Mais, les charges de distribution n’ont pas varié et se situent toujours pour le litre de super et de gasoil respectivement à 66,5 et 52,9 FCFA. La rubrique « frais généraux », qui pèse jusqu’à 20,42 et 12,53 FCFA respectivement sur le coût du litre de super et de gasoil, est-elle vraiment pertinente ? Quelles charges de fonctionnement peuvent avoir les marketeurs, alors que la plupart sous-traitent la gestion de leurs stations-service à des revendeurs à qui il est déjà réservé 16 et 13 FCFA respectivement pour chaque litre de super et gasoil ? Des marketeurs ayant déjà une marge de 16 FCFA par litre comme importateur, méritent-ils toujours un bénéfice de 9,19 FCFA par litre sur les activités de distribution ? Les entreprises publiques de cette chaine de valeur gèrent-elles de manière efficiente les prélèvements qui leur sont dus ? Des questions et bien d’autres qui méritent un débat transparent.  

L’ancien directeur technique de la CSPH, qui a fait plusieurs sorties médiatiques en fin d’année dernière, pense que pour optimiser les coûts, il vaut mieux investir dans la construction des raffineries et des pipelines pour annuler les charges d’importation et réduire celles de transport. 

Pour leur part, des syndicalistes pointent le poids de la fiscalité sur le prix de revient de certains produits pétroliers finis. On observe, en effet, que les prélèvements de l’État contribuent pour plus de 60% au renchérissement des prix du super et du gasoil, par rapport à leurs coûts sur le marché international. La chaîne de valeur du secteur pétrolier aval étant l’une des plus structurées du pays, elle est considérée comme une source sûre de recettes fiscales par les autorités camerounaises.

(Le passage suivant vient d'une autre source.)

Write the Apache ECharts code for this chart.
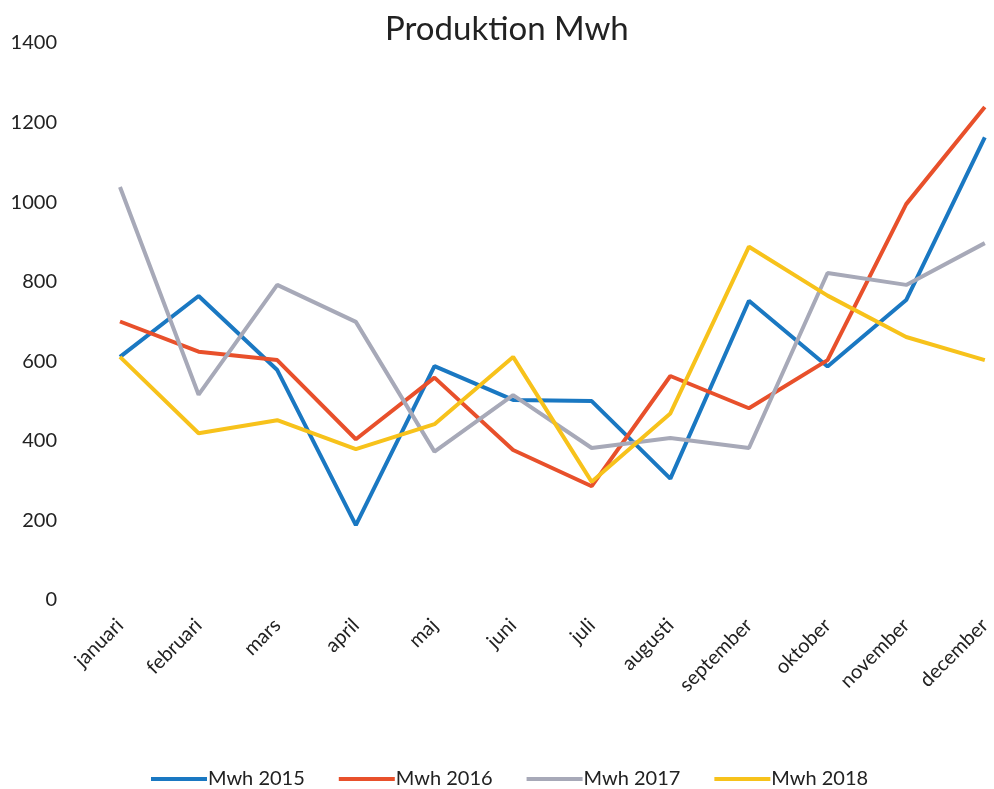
<!DOCTYPE html>
<html>
<head>
<meta charset="utf-8">
<title>Produktion Mwh</title>
<script src="https://cdn.jsdelivr.net/npm/echarts@6/dist/echarts.min.js"></script>
<style>
  html, body { margin: 0; padding: 0; background: #fff; }
  #chart { width: 994px; height: 789px; }
</style>
</head>
<body>
<div id="chart"></div>
<script>
var months = ['januari', 'februari', 'mars', 'april', 'maj', 'juni', 'juli', 'augusti', 'september', 'oktober', 'november', 'december'];
var mwh2015 = [611, 764, 578, 188, 588, 503, 500, 305, 752, 587, 754, 1163];
var mwh2016 = [700, 624, 603, 404, 559, 377, 286, 563, 482, 603, 995, 1239];
var mwh2017 = [1038, 516, 792, 699, 373, 515, 382, 407, 382, 822, 792, 897];
var mwh2018 = [611, 419, 452, 379, 442, 611, 297, 469, 888, 765, 661, 603];
var seriesNames = ['Mwh 2015', 'Mwh 2016', 'Mwh 2017', 'Mwh 2018'];
var colors = ['#1a78c2', '#e8502b', '#a7a9b8', '#f7c21b'];

var font = 'Lato, "Open Sans", sans-serif';

function makeLine(name, data, color) {
    return {
        name: name,
        type: 'line',
        data: data,
        symbol: 'none',
        lineStyle: { color: color, width: 4 },
        itemStyle: { color: color }
    };
}

var option = {
    animation: false,
    color: colors,
    title: {
        text: 'Produktion Mwh',
        left: 380,
        top: 8,
        textStyle: { fontFamily: font, fontSize: 33, fontWeight: 'normal', color: '#222' }
    },
    legend: {
        top: 764,
        left: 146,
        itemWidth: 56,
        itemHeight: 4,
        itemGap: 34,
        icon: 'rect',
        data: seriesNames,
        textStyle: { fontFamily: font, fontSize: 20, color: '#222', padding: [0, 0, 0, -4] }
    },
    grid: { left: 120, right: 4, top: 43, bottom: 189 },
    xAxis: {
        type: 'category',
        boundaryGap: false,
        data: months,
        axisLine: { show: false },
        axisTick: { show: false },
        axisLabel: { rotate: 45, margin: 22, fontFamily: font, fontSize: 20, color: '#222', interval: 0 }
    },
    yAxis: {
        type: 'value',
        min: 0,
        max: 1400,
        interval: 200,
        splitLine: { show: false },
        axisLine: { show: false },
        axisTick: { show: false },
        axisLabel: {
            margin: 63,
            fontFamily: font,
            fontSize: 20,
            color: '#222',
            formatter: function (v) { return String(v); }
        }
    },
    series: [
        makeLine(seriesNames[0], mwh2015, colors[0]),
        makeLine(seriesNames[1], mwh2016, colors[1]),
        makeLine(seriesNames[2], mwh2017, colors[2]),
        makeLine(seriesNames[3], mwh2018, colors[3])
    ]
};

var chart = echarts.init(document.getElementById('chart'));
chart.setOption(option);
</script>
</body>
</html>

L’expert pétrolier Boniface Ze soutient que cette perception est partagée par de nombreux gouvernements dans le monde. L’ancien directeur technique de la CSPH, qui a fait plusieurs sorties médiatiques en fin d’année dernière, pense que pour optimiser les coûts, il vaut mieux investir dans la construction des raffineries et des pipelines pour annuler les charges d’importation et réduire celles de transport. Une option que partage un ancien ministre camerounais. Mais, ce dernier précise « qu’il faut que ces raffineries soient techniquement compétitives et couvrent plus de la totalité des besoins du pays ». Tout comme « il est nécessaire d’améliorer la gouvernance des projets pour minorer les coûts d’investissement », ajoute un expert en montage de projets pétroliers.